Big Data: Preserving Privacy by Design
Information systems in the health sector have undergone significant changes making it possible to collect, store, and process huge amounts of digital records that may hold the key to future population health breakthroughs. However, linking between diverse data systems is complicated by privacy issues as well as data being recorded differently (10/12/58 or Oct. 12, 1958), changing over time (maiden vs. married last names), erroneous (transposed dates during data entry) or simply not included. So how do we use this new wealth of data, commonly termed “big data,” in a way that maintains privacy and assures it is accurate as well?
Hye-Chung Kum, Ph.D., associate professor at the Texas A&M Health Science Center School of Rural Public Health, thinks the answer lies in developing new methodologies for extracting information and outlines her framework in the Journal of the American Medical Informatics Association.
In “Privacy Preserving Interactive Record Linkage (PPIRL),” Kum emphasizes that it is critical to understand the distinction between identity disclosure (e.g., who the person is) and sensitive attribute disclosure (e.g., does this person have cancer). She maintains that identity disclosure has little potential for harm on its own though the sensitive attribute disclosure is what results in harm.
“Privacy preserving data integration is key to any data intensive population research,” states Kum. “If we define the privacy goal of privacy preserving record linkage as a guarantee against attribute disclosure, we can develop systems that allow both privacy protection and high quality record linkage.”
Human-based third-party linkage centers have been the accepted norm internationally to date.
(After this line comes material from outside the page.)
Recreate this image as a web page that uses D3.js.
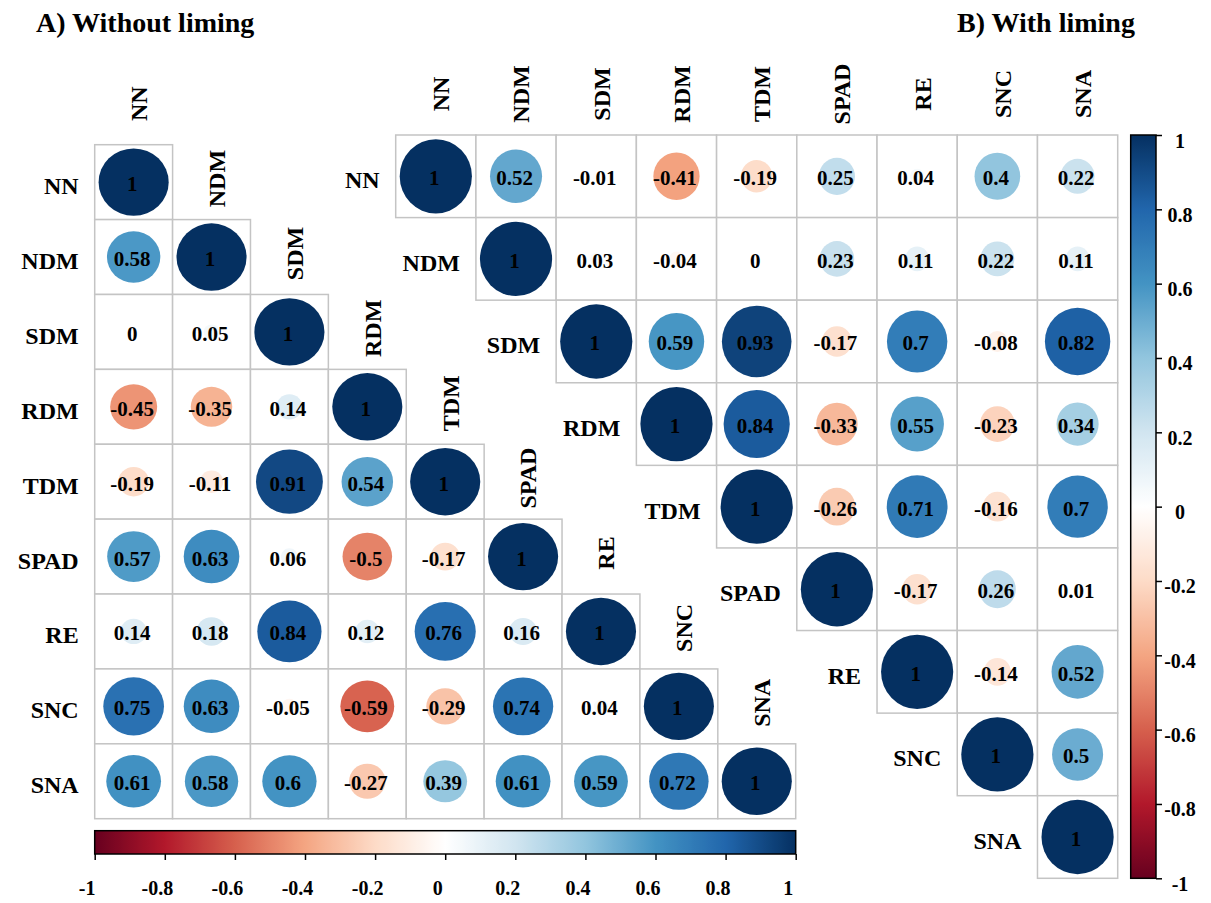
<!DOCTYPE html>
<html>
<head>
<meta charset="utf-8">
<script src="https://cdn.jsdelivr.net/npm/d3@7"></script>
<style>
  html, body { margin: 0; padding: 0; background: #fff; }
  svg { display: block; }
  text { font-family: "Liberation Serif", "Times New Roman", serif; font-weight: bold; fill: #000; }
</style>
</head>
<body>
<script>
// ---------- DATA ----------
const variables = ["NN", "NDM", "SDM", "RDM", "TDM", "SPAD", "RE", "SNC", "SNA"];

// A) Without liming — lower triangle, row by row (col 0 .. diagonal)
const withoutLiming = [
  [1],
  [0.58, 1],
  [0, 0.05, 1],
  [-0.45, -0.35, 0.14, 1],
  [-0.19, -0.11, 0.91, 0.54, 1],
  [0.57, 0.63, 0.06, -0.5, -0.17, 1],
  [0.14, 0.18, 0.84, 0.12, 0.76, 0.16, 1],
  [0.75, 0.63, -0.05, -0.59, -0.29, 0.74, 0.04, 1],
  [0.61, 0.58, 0.6, -0.27, 0.39, 0.61, 0.59, 0.72, 1]
];

// B) With liming — upper triangle, row by row (diagonal .. last col)
const withLiming = [
  [1, 0.52, -0.01, -0.41, -0.19, 0.25, 0.04, 0.4, 0.22],
  [1, 0.03, -0.04, 0, 0.23, 0.11, 0.22, 0.11],
  [1, 0.59, 0.93, -0.17, 0.7, -0.08, 0.82],
  [1, 0.84, -0.33, 0.55, -0.23, 0.34],
  [1, -0.26, 0.71, -0.16, 0.7],
  [1, -0.17, 0.26, 0.01],
  [1, -0.14, 0.52],
  [1, 0.5],
  [1]
];

const colorbarTicks = [-1, -0.8, -0.6, -0.4, -0.2, 0, 0.2, 0.4, 0.6, 0.8, 1];
const colorbarTickLabels = ["-1", "-0.8", "-0.6", "-0.4", "-0.2", "0", "0.2", "0.4", "0.6", "0.8", "1"];

const titles = ["A) Without liming", "B) With liming"];

// RdBu palette used by corrplot
const rdbu = ["#67001F", "#B2182B", "#D6604D", "#F4A582", "#FDDBC7", "#FFFFFF",
              "#D1E5F0", "#92C5DE", "#4393C3", "#2166AC", "#053061"];

// ---------- SETUP ----------
const W = 1211, H = 903;
const svg = d3.select("body").append("svg").attr("width", W).attr("height", H);

const color = d3.scaleLinear()
  .domain(d3.range(rdbu.length).map(i => -1 + 2 * i / (rdbu.length - 1)))
  .range(rdbu)
  .interpolate(d3.interpolateRgb);

const gridColor = "#c4c4c4";

function drawCorr(cfg) {
  const x = d3.scaleBand().domain(variables).range(cfg.xr);
  const y = d3.scaleBand().domain(variables).range(cfg.yr);
  const cw = x.bandwidth(), ch = y.bandwidth();
  const g = svg.append("g");

  const cells = [];
  variables.forEach((rv, i) => {
    variables.forEach((cv, j) => {
      let v = null;
      if (cfg.lower && j <= i) v = cfg.data[i][j];
      if (!cfg.lower && j >= i) v = cfg.data[i][j - i];
      if (v !== null) cells.push({ row: rv, col: cv, v });
    });
  });

  g.selectAll("rect.cell").data(cells).join("rect")
    .attr("class", "cell")
    .attr("x", d => x(d.col)).attr("y", d => y(d.row))
    .attr("width", cw).attr("height", ch)
    .attr("fill", "#fff").attr("stroke", gridColor).attr("stroke-width", 1.5);

  g.selectAll("ellipse").data(cells).join("ellipse")
    .attr("cx", d => x(d.col) + cw / 2).attr("cy", d => y(d.row) + ch / 2)
    .attr("rx", d => 0.45 * cw * Math.sqrt(Math.abs(d.v)))
    .attr("ry", d => 0.45 * ch * Math.sqrt(Math.abs(d.v)))
    .attr("fill", d => color(d.v));

  g.selectAll("text.num").data(cells).join("text")
    .attr("class", "num")
    .attr("x", d => x(d.col) + cw / 2 - 1.5)
    .attr("y", d => y(d.row) + ch / 2 + 9)
    .attr("text-anchor", "middle")
    .style("font-size", "21px")
    .text(d => String(d.v));

  // row labels
  g.selectAll("text.rowlab").data(variables).join("text")
    .attr("class", "rowlab")
    .attr("x", (d, i) => (cfg.lower ? cfg.xr[0] : x(d)) - 16)
    .attr("y", d => y(d) + ch / 2 + 12)
    .attr("text-anchor", "end")
    .style("font-size", "24px")
    .text(d => d);

  // column labels (vertical)
  g.selectAll("text.collab").data(variables).join("text")
    .attr("class", "collab")
    .attr("transform", d => {
      const top = cfg.lower ? y(d) : cfg.yr[0];
      return `translate(${x(d) + cw / 2 + 5},${top - 41}) rotate(-90)`;
    })
    .attr("text-anchor", "middle")
    .attr("dy", "0.35em")
    .style("font-size", "24px")
    .text(d => d);
}

drawCorr({ data: withoutLiming, lower: true, xr: [94.7, 795.7], yr: [144.7, 818.7] });
drawCorr({ data: withLiming, lower: false, xr: [395.7, 1117.7], yr: [135, 878.3] });

// ---------- TITLES ----------
svg.append("text").attr("x", 36).attr("y", 31.5).style("font-size", "28px").text(titles[0]);
svg.append("text").attr("x", 957).attr("y", 31.5).style("font-size", "28px").text(titles[1]);

// ---------- COLOR BARS ----------
const defs = svg.append("defs");
function gradient(id, x1, y1, x2, y2) {
  const lg = defs.append("linearGradient").attr("id", id)
    .attr("x1", x1).attr("y1", y1).attr("x2", x2).attr("y2", y2);
  d3.range(0, 201).forEach(k => {
    const v = -1 + 2 * k / 200;
    lg.append("stop").attr("offset", (k / 200 * 100) + "%").attr("stop-color", color(v));
  });
}
gradient("gh", "0%", "0%", "100%", "0%");
gradient("gv", "0%", "100%", "0%", "0%");

// horizontal bar (A)
const hb = { x0: 94.7, x1: 795.7, y0: 830.7, y1: 854 };
const hScale = d3.scaleLinear().domain([-1, 1]).range([hb.x0, hb.x1]);
svg.append("rect").attr("x", hb.x0).attr("y", hb.y0)
  .attr("width", hb.x1 - hb.x0).attr("height", hb.y1 - hb.y0)
  .attr("fill", "url(#gh)").attr("stroke", "#000").attr("stroke-width", 1.5);
const hAxis = svg.append("g").attr("transform", `translate(0,${hb.y1})`)
  .call(d3.axisBottom(hScale).tickValues(colorbarTicks)
    .tickFormat((d, i) => colorbarTickLabels[i]).tickSize(6).tickSizeOuter(0));
hAxis.select(".domain").remove();
hAxis.selectAll(".tick line").attr("stroke", "#000").attr("stroke-width", 1.5);
hAxis.selectAll(".tick text")
  .attr("x", -8).attr("y", 41).attr("dy", 0)
  .style("font-size", "20px").style("font-family", '"Liberation Serif", serif')
  .style("font-weight", "bold").attr("fill", "#000");

// vertical bar (B)
const vb = { x0: 1130.7, x1: 1156, y0: 135, y1: 878.3 };
const vScale = d3.scaleLinear().domain([-1, 1]).range([vb.y1, vb.y0]);
svg.append("rect").attr("x", vb.x0).attr("y", vb.y0)
  .attr("width", vb.x1 - vb.x0).attr("height", vb.y1 - vb.y0)
  .attr("fill", "url(#gv)").attr("stroke", "#000").attr("stroke-width", 1.5);
const vAxis = svg.append("g").attr("transform", `translate(${vb.x1},0)`)
  .call(d3.axisRight(vScale).tickValues(colorbarTicks)
    .tickFormat((d, i) => colorbarTickLabels[i]).tickSize(6).tickSizeOuter(0));
vAxis.select(".domain").remove();
vAxis.selectAll(".tick line").attr("stroke", "#000").attr("stroke-width", 1.5);
vAxis.selectAll(".tick text")
  .attr("x", 24).attr("dy", 0).attr("y", 12)
  .attr("text-anchor", "middle")
  .style("font-size", "20px").style("font-family", '"Liberation Serif", serif')
  .style("font-weight", "bold").attr("fill", "#000");
</script>
</body>
</html>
However, Kum believes a more flexible computerized third-party linkage platform, Secure Decoupled Linkage (SDLink), should be considered based on three core privacy principles. First, SDLink separates the identifying data from the sensitive data using encryption. Second, through chaffing (adding fake data) and changing the label of the data set, SDLink prevents attribute inference that can occur through group disclosure. For example, if someone you know is on the cancer registry (group disclosure), they must have cancer. However, this attribute disclosure can be eliminated if you knew that the list was fake data (people who did not have cancer are also on the list) or if you did not know this was a cancer registry. Finally, identity disclosure is minimized by recoding of variables (e.g., gender is recoded as being different, same, or missing rather than male or female). As a result, only the information that is essential for record linkage is revealed.
“Never before in history have we had more data to use for population research,” says Kum. “But to use big data appropriately, we must understand the 4V’s – lots of (volume), complex (variety), data that are continuously generated (velocity), and also have much uncertainty (veracity).”
Kum believes variety and veracity are the two main challenges for big data in health services research, and the key is “to understand the minimum information required for accurate linkage and then to design protocols to reveal, in a secure manner, only that information.”